廣場之上已被千華門人沖刷過無數次,地面濕濕的,看得出水漬還是新的,但是就算血跡沖刷的掉,空氣中那股子腥臭味卻很難散掉。
就算空氣中的血腥味可以散掉,大腦對那場互相殘害、滿地屍體的場景的記憶,卻是沒有任何東西可以抹殺掉的。
陣發之時,林熙為了活命和保護身邊之人,精神緊繃,倒是沒多大感覺,而現在危險已過,嗅著空氣中若有若無的腥臭味,當時的場景不斷在眼前浮現,斷肢殘骸,滿地鮮紅,他只覺一股子酸氣從胃中生起。
“嘔~”來不及離開,他一彎腰,直接吐在剛洗乾淨的地面上。
幾人停下腳步,于鴻冷硬的扭過頭去,不讓別人看到自己有些軟化的面孔,而李初雲站在青思身旁,探過去的目光露出些許擔憂,卻並未上前,直到林熙再也吐不出什麼只剩下幹嘔的時候,方才從衣袋中某處一塊純白方帕遞了過去。
若是只死了幾個人定不會有這麼強烈的氣味,李初雲有些不敢想像,在自己暈倒之時,到底有多少人喪命於此。

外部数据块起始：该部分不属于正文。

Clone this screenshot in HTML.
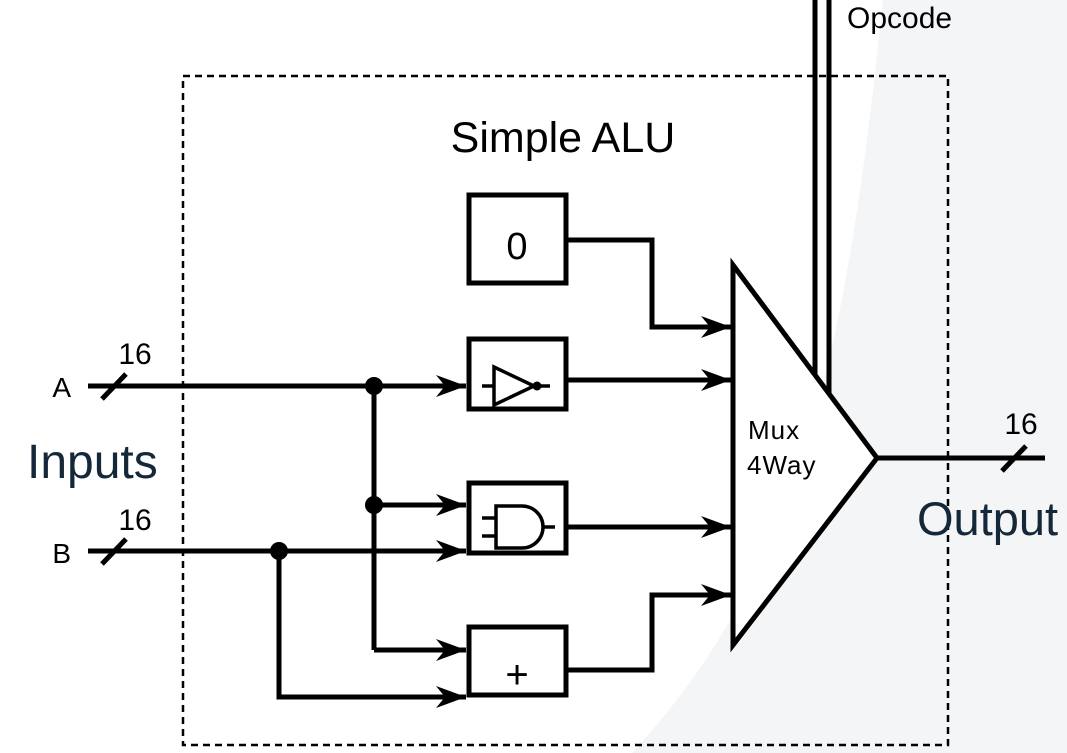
<!DOCTYPE html>
<html><head><meta charset="utf-8"><style>
html,body{margin:0;padding:0;background:#fff;}
svg{display:block;}
text{font-family:"Liberation Sans",Arial,sans-serif;}
</style></head><body>
<svg width="1067" height="753" viewBox="0 0 1067 753" xmlns="http://www.w3.org/2000/svg">
<defs>
<marker id="ar" markerWidth="32" markerHeight="22" refX="30" refY="11" orient="auto" markerUnits="userSpaceOnUse">
<path d="M0,0 L30,11 L0,22 L9,11 Z" fill="#000"/>
</marker>
</defs>
<path d="M883 0 C 848 330, 810 560, 632 753 L1067 753 L1067 0 Z" fill="#f4f5f7"/>
<rect x="183" y="76" width="765" height="669" fill="none" stroke="#000" stroke-width="2.5" stroke-dasharray="7,5"/>
<text x="563" y="152" font-size="43" text-anchor="middle">Simple ALU</text>
<text x="847" y="28" font-size="30">Opcode</text>
<line x1="815" y1="0" x2="815" y2="376" stroke="#000" stroke-width="5"/>
<line x1="829" y1="0" x2="829" y2="395" stroke="#000" stroke-width="5"/>
<path d="M733 265 L877 458 L733 645 Z" fill="#fff" stroke="#000" stroke-width="5"/>
<text x="748" y="439" font-size="26" letter-spacing="1">Mux</text>
<text x="747" y="474" font-size="26" letter-spacing="1">4Way</text>
<g fill="#fff" stroke="#000" stroke-width="5">
<rect x="469" y="195" width="97" height="88"/>
<rect x="469" y="339" width="97" height="70"/>
<rect x="469" y="483" width="97" height="70"/>
<rect x="469" y="627" width="97" height="68"/>
</g>
<text x="517" y="259" font-size="38" text-anchor="middle">0</text>
<text x="517" y="688" font-size="40" text-anchor="middle">+</text>
<g fill="none" stroke="#000" stroke-width="3.5">
<line x1="482" y1="386" x2="494" y2="386"/>
<path d="M494 367 L534 386 L494 405 Z"/>
<line x1="538" y1="386" x2="550" y2="386"/>
</g>
<circle cx="537" cy="386" r="4.5" fill="#000"/>
<g fill="none" stroke="#000" stroke-width="3.5">
<path d="M496 506 L522 506 A21 21 0 0 1 522 548 L496 548 Z"/>
<line x1="482" y1="518" x2="496" y2="518"/>
<line x1="482" y1="536" x2="496" y2="536"/>
<line x1="543" y1="527" x2="555" y2="527"/>
</g>
<g fill="none" stroke="#000" stroke-width="5">
<line x1="88" y1="386" x2="466" y2="386" marker-end="url(#ar)"/>
<line x1="88" y1="551" x2="466" y2="551" marker-end="url(#ar)"/>
<line x1="374" y1="386" x2="374" y2="650"/>
<line x1="374" y1="505" x2="466" y2="505" marker-end="url(#ar)"/>
<polyline points="374,650 466,650" marker-end="url(#ar)"/>
<polyline points="279,551 279,697 466,697" marker-end="url(#ar)"/>
<polyline points="566,240 652,240 652,327 731,327" marker-end="url(#ar)"/>
<line x1="566" y1="380" x2="731" y2="380" marker-end="url(#ar)"/>
<line x1="566" y1="527" x2="731" y2="527" marker-end="url(#ar)"/>
<polyline points="566,670 652,670 652,595 731,595" marker-end="url(#ar)"/>
<line x1="877" y1="458" x2="1045" y2="458"/>
<line x1="102" y1="399" x2="126" y2="374"/>
<line x1="102" y1="564" x2="126" y2="539"/>
<line x1="1002" y1="471" x2="1026" y2="446"/>
</g>
<g fill="#000">
<circle cx="374" cy="386" r="9"/>
<circle cx="374" cy="505" r="9"/>
<circle cx="279" cy="551" r="9"/>
</g>
<text x="71" y="397" font-size="28" text-anchor="end">A</text>
<text x="71" y="563" font-size="28" text-anchor="end">B</text>
<text x="135" y="364" font-size="30" text-anchor="middle">16</text>
<text x="135" y="530" font-size="30" text-anchor="middle">16</text>
<text x="1021" y="434" font-size="30" text-anchor="middle">16</text>
<text x="27" y="478" font-size="48" fill="#14283a">Inputs</text>
<text x="917" y="535" font-size="47" fill="#14283a">Output</text>
</svg>
</body></html>
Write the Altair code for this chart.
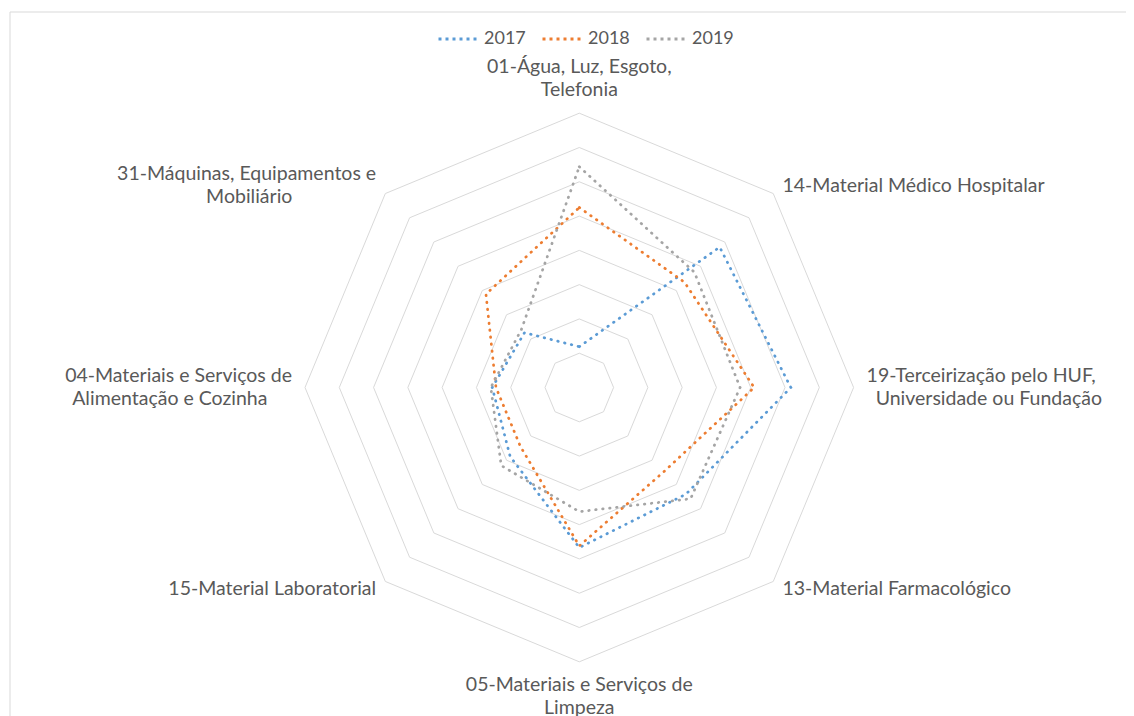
import altair as alt
import pandas as pd

# ---------------- data ----------------
categories = [
    "01-Água, Luz, Esgoto,\nTelefonia",
    "14-Material Médico Hospitalar",
    "19-Terceirização pelo HUF,\nUniversidade ou Fundação",
    "13-Material Farmacológico",
    "05-Materiais e Serviços de\nLimpeza",
    "15-Material Laboratorial",
    "04-Materiais e Serviços de\nAlimentação e Cozinha",
    "31-Máquinas, Equipamentos e\nMobiliário",
]
years = ["2017", "2018", "2019"]
v2017 = [1.19, 5.79, 6.17, 4.40, 4.67, 2.85, 2.54, 2.26]
v2018 = [5.25, 4.34, 5.10, 3.48, 4.62, 2.43, 2.43, 3.85]
v2019 = [6.44, 4.75, 4.69, 4.59, 3.62, 3.22, 2.58, 2.39]
ring_levels = [1, 2, 3, 4, 5, 6, 7, 8]
colors = ["#5B9BD5", "#ED7D31", "#A5A5A5"]

# ---------------- layout constants ----------------
N = len(categories)
RMAX = max(ring_levels)
W = 548.6                      # plot area (square)
UPP = 2 * RMAX / W             # data units per pixel
FONT = "Lato"
FS = 19.5
LH = 23
CHAR_W = 9.4                   # average glyph width used to centre short lines
TXT = "#595959"

series_rows = []
for yr, vals in zip(years, [v2017, v2018, v2019]):
    for i in range(N + 1):
        series_rows.append({"year": yr, "idx": i, "value": vals[i % N]})
series = pd.DataFrame(series_rows)

rings = pd.DataFrame([{"ring": r, "idx": i, "value": r}
                      for r in ring_levels for i in range(N + 1)])

label_rows = []
for i, cat in enumerate(categories):
    parts = cat.split("\n")
    longest = max(range(len(parts)), key=lambda k: len(parts[k]))
    for j, p in enumerate(parts):
        label_rows.append({"idx": i, "line": p, "j": j, "nlines": len(parts),
                           "maxlen": len(parts[longest]),
                           "longest": 1 if j == longest else 0})
labels = pd.DataFrame(label_rows)

ang = f"datum.idx * 2 * PI / {N}"

xs = alt.X("x:Q", scale=alt.Scale(domain=[-RMAX, RMAX]), axis=None)
ys = alt.Y("y:Q", scale=alt.Scale(domain=[-RMAX, RMAX]), axis=None)

grid = alt.Chart(rings).transform_calculate(
    x=f"datum.value * sin({ang})", y=f"datum.value * cos({ang})"
).mark_line(color="#D9D9D9", strokeWidth=1).encode(
    x=xs, y=ys, detail="ring:N", order="idx:Q"
)

lines = alt.Chart(series).transform_calculate(
    x=f"datum.value * sin({ang})", y=f"datum.value * cos({ang})"
).mark_line(strokeWidth=2.75, strokeCap="round", strokeDash=[0.5, 6.5]).encode(
    x=xs, y=ys,
    color=alt.Color(
        "year:N",
        scale=alt.Scale(domain=years, range=colors),
        legend=alt.Legend(
            title=None, orient="none", legendX=132, legendY=-96,
            direction="horizontal", symbolType="stroke", symbolSize=1600,
            symbolStrokeWidth=3, symbolDash=[3, 4], labelFont=FONT,
            labelFontSize=18, labelColor=TXT, labelOffset=4,
            columnPadding=10, padding=0,
        ),
    ),
    order="idx:Q",
)

base_text = alt.Chart(labels).transform_calculate(
    s=f"sin({ang})", c=f"cos({ang})",
).transform_calculate(
    side="datum.s > 0.1 ? 1 : (datum.s < -0.1 ? -1 : 0)",
).transform_calculate(
    anchor=f"{RMAX} * datum.s + 13 * datum.s * {UPP}",
    yc=f"{RMAX} * datum.c + (datum.side != 0 ? 11.3 * datum.c : datum.c * (12 + datum.nlines * {LH / 2})) * {UPP}",
).transform_calculate(
    x=f"datum.side == 0 ? 0 : (datum.longest == 1 ? datum.anchor : datum.anchor + datum.side * datum.maxlen * {CHAR_W / 2} * {UPP})",
    y=f"datum.yc + ((datum.nlines - 1) / 2 - datum.j) * {LH} * {UPP}",
)

tprops = dict(font=FONT, fontSize=FS, color=TXT, baseline="middle")
text_left = base_text.transform_filter("datum.side == 1 && datum.longest == 1").mark_text(
    align="left", **tprops).encode(x=xs, y=ys, text="line:N")
text_right = base_text.transform_filter("datum.side == -1 && datum.longest == 1").mark_text(
    align="right", **tprops).encode(x=xs, y=ys, text="line:N")
text_center = base_text.transform_filter("datum.side == 0 || datum.longest == 0").mark_text(
    align="center", **tprops).encode(x=xs, y=ys, text="line:N")

border = alt.Chart(pd.DataFrame({"a": [0]})).mark_rect(
    fillOpacity=0, stroke="#D9D9D9", strokeWidth=1
).encode(
    x=alt.value(-295), x2=alt.value(822), y=alt.value(-101.2), y2=alt.value(700)
)

chart = alt.layer(border, grid, lines, text_left, text_right, text_center).properties(
    width=W, height=W,
    autosize=alt.AutoSizeParams(type="none"),
    padding={"left": 297, "top": 105.2, "right": 272.4, "bottom": 54.2},
    background="white",
).configure_view(stroke=None)

chart.save("out.html", embed_options={"renderer": "svg", "actions": False})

這一折騰又是小半個時辰,進入正殿之時,華燁和個宗門的長老已是等候許久,或許因為宗門內眾多弟子隕落而感傷憤慨,亦或者覺得林熙這些小輩竟遲到這麼久,覺得不尊重自己,一張張老臉上均是黑的不能再黑,沉得不能再沉。
氣氛太過沉重,讓人呼吸都為之不暢,于鴻去向華燁覆命,林熙則灰溜溜的和李初雲跟著青思,走到左側最前面的那張椅子前,青思坐下,他二人並排站在後面,好不威風。